Nigeria/EITI

Federal, States, LG’s Share N3.473trn In Q2 2024 – NEITI

By Stephanie Odiase

Data released by the Nigeria Extractive Industries Transparency Initiative (NEITI) has shown that the Federation Accounts Allocation Committee (FAAC) disbursed N3.473 trillion to the three tiers of government in the second quarter (Q2) of 2024, reflecting an increase of N46.77 billion (1.42%) compared to the first quarter of 2024.

The figures are part of NEITI’s latest Quarterly Report on federation account revenue allocations for Q2 2024, according to the Executive Secretary of NEITI, Dr. Orji Ogbonnaya Orji, who announced the release of the report at the NEITI House, Abuja on Monday.

The Quarterly Review aims to highlight the sources of funds into the federation account and the factors affecting the growth or decline in revenues and distributions over time.

“The ultimate goal of this disclosure is to enhance knowledge, increase awareness, and promote public accountability in the management of public finances,” Dr. Orji stated, while urging citizens and civil society organizations to show interest and strengthen their capacity in budget tracking and monitoring of allocations and disbursements to all tiers of government.

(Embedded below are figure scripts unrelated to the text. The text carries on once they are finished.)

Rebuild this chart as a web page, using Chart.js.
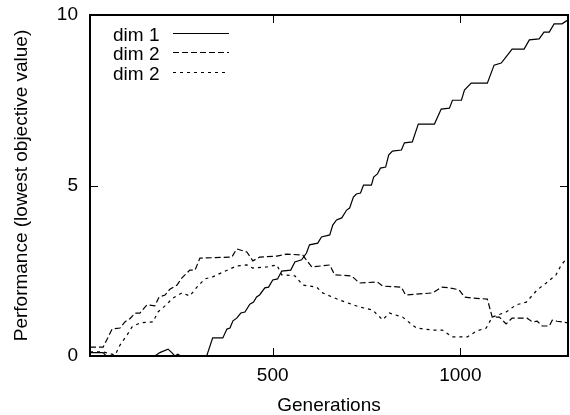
<!DOCTYPE html>
<html>
<head>
<meta charset="utf-8">
<script src="https://cdn.jsdelivr.net/npm/chart.js@4.4.0/dist/chart.umd.min.js"></script>
<style>
  html, body { margin: 0; padding: 0; background: #fff; }
  canvas { display: block; }
</style>
</head>
<body>
<canvas id="perfChart" width="570" height="415"></canvas>
<script>
// ===== data =====
const dim1Gen = [13,48,56,186,199,221,231,239,247,255,324,340,367,378,386,394,404,415,426,439,
  449,457,465,479,489,500,513,524,548,559,577,590,598,620,630,652,660,670,684,697,
  705,715,723,734,742,763,769,779,787,801,809,819,843,851,872,888,931,949,971,979,
  1003,1011,1029,1072,1090,1109,1122,1138,1170,1184,1210,1223,1237,1250,1271,1282,1287];
const dim1Perf = [0.1,0.1,0,0,0.1,0.2,0.1,0,0.05,0,0,0.53,0.53,0.79,0.82,1.03,1.11,1.26,1.29,1.52,
  1.58,1.73,1.79,2.0,2.02,2.23,2.26,2.49,2.52,2.76,2.82,3.02,3.26,3.31,3.49,3.55,3.84,3.99,4.05,4.28,
  4.34,4.66,4.75,4.78,5.01,5.01,5.25,5.34,5.51,5.54,5.89,6.01,6.04,6.25,6.28,6.8,6.8,7.24,7.27,7.5,
  7.5,7.8,8.0,8.0,8.53,8.59,8.77,9.0,9.0,9.27,9.3,9.5,9.5,9.74,9.74,9.82,9.85];

const dim2Gen = [13,48,72,93,106,120,133,146,165,186,197,213,226,245,258,279,293,306,391,404,
  431,447,465,511,537,580,604,652,665,710,731,779,793,843,854,891,926,950,971,997,
  1011,1032,1072,1085,1104,1122,1138,1178,1192,1205,1218,1237,1245,1258,1287];
const dim2Perf = [0.26,0.26,0.79,0.82,1.0,1.1,1.26,1.26,1.5,1.47,1.73,1.79,1.96,2.08,2.29,2.52,2.52,2.87,2.9,3.14,
  3.05,2.79,2.9,2.93,2.99,2.96,2.61,2.67,2.38,2.35,2.14,2.17,2.05,2.02,1.79,1.82,1.85,2.02,2.0,1.94,
  1.73,1.70,1.67,1.14,1.14,0.94,1.11,1.11,1.0,1.02,0.88,0.88,1.05,1.02,0.97];

const dim3Gen = [13,48,80,93,112,125,146,181,194,213,234,258,279,298,319,340,367,404,431,447,
  484,511,524,559,580,617,633,678,731,766,793,811,846,883,926,952,979,1019,1043,1069,
  1085,1122,1149,1176,1205,1229,1255,1269,1287];
const dim3Perf = [0.12,0.12,0.03,0.32,0.62,0.85,0.97,1.0,1.29,1.47,1.7,1.85,1.76,2.02,2.26,2.32,2.46,2.64,2.67,2.58,
  2.61,2.67,2.38,2.35,2.08,2.02,1.85,1.64,1.44,1.35,1.06,1.26,1.14,0.82,0.76,0.76,0.56,0.56,0.73,0.82,
  1.14,1.29,1.5,1.58,1.94,2.14,2.38,2.67,2.9];

const seriesLabels = ['dim 1', 'dim 2', 'dim 2'];
const xTicks = [500, 1000];
const yTicks = [0, 5, 10];

// ===== helpers =====
const FONT = '"Liberation Sans", Arial, sans-serif';
const FONT_SIZE = 19;
const toPoints = (xs, ys) => xs.map((x, i) => ({ x, y: ys[i] }));

Chart.defaults.font.family = FONT;
Chart.defaults.font.size = FONT_SIZE;
Chart.defaults.color = '#000';

// gnuplot style box with inward (mirrored) tics
const frameTicks = {
  id: 'frameTicks',
  afterDatasetsDraw(chart) {
    const { ctx, chartArea: a, scales } = chart;
    const len = 8;
    ctx.save();
    ctx.strokeStyle = '#000';
    ctx.lineWidth = 1;
    ctx.beginPath();
    xTicks.forEach(v => {
      const px = Math.round(scales.x.getPixelForValue(v)) + 0.5;
      ctx.moveTo(px, a.bottom); ctx.lineTo(px, a.bottom - len);
      ctx.moveTo(px, a.top); ctx.lineTo(px, a.top + len);
    });
    yTicks.forEach(v => {
      const py = Math.round(scales.y.getPixelForValue(v)) + 0.5;
      ctx.moveTo(a.left, py); ctx.lineTo(a.left + len, py);
      ctx.moveTo(a.right, py); ctx.lineTo(a.right - len, py);
    });
    ctx.stroke();
    ctx.lineWidth = 2;
    ctx.strokeRect(a.left, a.top, a.right - a.left, a.bottom - a.top);
    ctx.restore();
  }
};

// key in the top left corner, text then line sample
const keyBox = {
  id: 'keyBox',
  afterDraw(chart) {
    const { ctx } = chart;
    ctx.save();
    ctx.font = FONT_SIZE + 'px ' + FONT;
    ctx.fillStyle = '#000';
    ctx.textAlign = 'left';
    ctx.textBaseline = 'alphabetic';
    chart.data.datasets.forEach((ds, i) => {
      const base = 41 + i * 19.3;
      ctx.fillText(ds.label, 113, base);
      ctx.beginPath();
      ctx.setLineDash(ds.borderDash || []);
      ctx.lineWidth = ds.borderWidth;
      ctx.strokeStyle = ds.borderColor;
      const ly = Math.round(base - 8) + 0.5;
      ctx.moveTo(173, ly); ctx.lineTo(229, ly);
      ctx.stroke();
    });
    ctx.restore();
  }
};

new Chart(document.getElementById('perfChart'), {
  type: 'line',
  data: {
    datasets: [
      { label: seriesLabels[0], data: toPoints(dim1Gen, dim1Perf), borderColor: '#000', borderWidth: 1.2, borderDash: [] },
      { label: seriesLabels[1], data: toPoints(dim2Gen, dim2Perf), borderColor: '#000', borderWidth: 1.2, borderDash: [6, 3] },
      { label: seriesLabels[2], data: toPoints(dim3Gen, dim3Perf), borderColor: '#000', borderWidth: 1.2, borderDash: [3, 4] }
    ]
  },
  options: {
    responsive: false,
    animation: false,
    devicePixelRatio: 1,
    layout: { padding: { top: 15, right: 2, left: 0, bottom: 0 } },
    elements: { point: { radius: 0 }, line: { tension: 0 } },
    plugins: { legend: { display: false }, tooltip: { enabled: false } },
    scales: {
      x: {
        type: 'linear',
        min: 13,
        max: 1287,
        grid: { display: false, drawTicks: false },
        border: { display: false },
        ticks: { padding: 8, maxRotation: 0, callback: v => String(v) },
        afterBuildTicks: s => { s.ticks = xTicks.map(value => ({ value })); },
        afterFit: s => { s.height = 59; s.paddingLeft = 0; s.paddingRight = 0; },
        title: { display: true, text: 'Generations', font: { lineHeight: 1 }, padding: { top: 0, bottom: 0 } }
      },
      y: {
        min: 0,
        max: 10,
        grid: { display: false, drawTicks: false },
        border: { display: false },
        ticks: { padding: 12, callback: v => String(v) },
        afterBuildTicks: s => { s.ticks = yTicks.map(value => ({ value })); },
        afterFit: s => { s.width = 90; s.paddingTop = 0; s.paddingBottom = 0; },
        title: { display: true, text: 'Performance (lowest objective value)', font: { lineHeight: 1 }, padding: { top: 12, bottom: 0 } }
      }
    }
  },
  plugins: [frameTicks, keyBox]
});
</script>
</body>
</html>
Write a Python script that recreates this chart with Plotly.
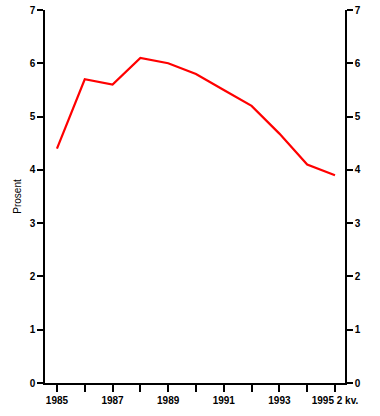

A breakdown of the report reveals that the Federal Government received N1.102 trillion, representing 33.35% of the total allocation, the 36 states received N1.337 trillion (40.47%), the 774 local government councils shared N864.98 billion (26.18%), while the nine oil-producing states received N169.26 billion as their derivation share from mineral revenue.

A comparison with the previous quarter shows that the Federal Government’s allocation decreased by N41.44 billion (3.76%), while state governments saw an increase of N58.13 billion (4.29%), and local government councils experienced a rise of N30.82 billion (3.57%).

The report identified the Nigeria Upstream Petroleum Regulatory Commission (NUPRC), the Federal Inland Revenue Service (FIRS), and the Nigeria Customs Service (NCS) as the main revenue-generating agencies for the Federation Account. Their contributions include oil and gas royalties, petroleum profit tax, company income tax, value-added tax, and import & excise duties.

State-by-State allocations analysis showed that Delta State received the largest share in Q2 2024, with a gross allocation of N137.357 billion, including oil derivation. Lagos State followed with N123.282 billion, and Rivers State came in third with N108.104 billion. Nasarawa, Ebonyi, and Ekiti States received the least, with N24.735 billion and N25.404 billion, respectively.

The report showed that Bauchi State recorded the highest debt deductions in Q2 2024 at N6.49 billion, followed by Ogun State. Anambra State had the least deductions at N115.6 million, while Lagos and Nasarawa recorded no debt deductions for the quarter.

NEITI in a statement by its Assistant Director, Communications & Stakeholders’ Management, Chris Ochonu, recommended that the Central Bank of Nigeria strengthen measures to stabilize the exchange rate and reduce fluctuations in federation account remittances, while States should adopt realistic budget benchmarks for oil production and exports to minimize fiscal shocks from price volatility.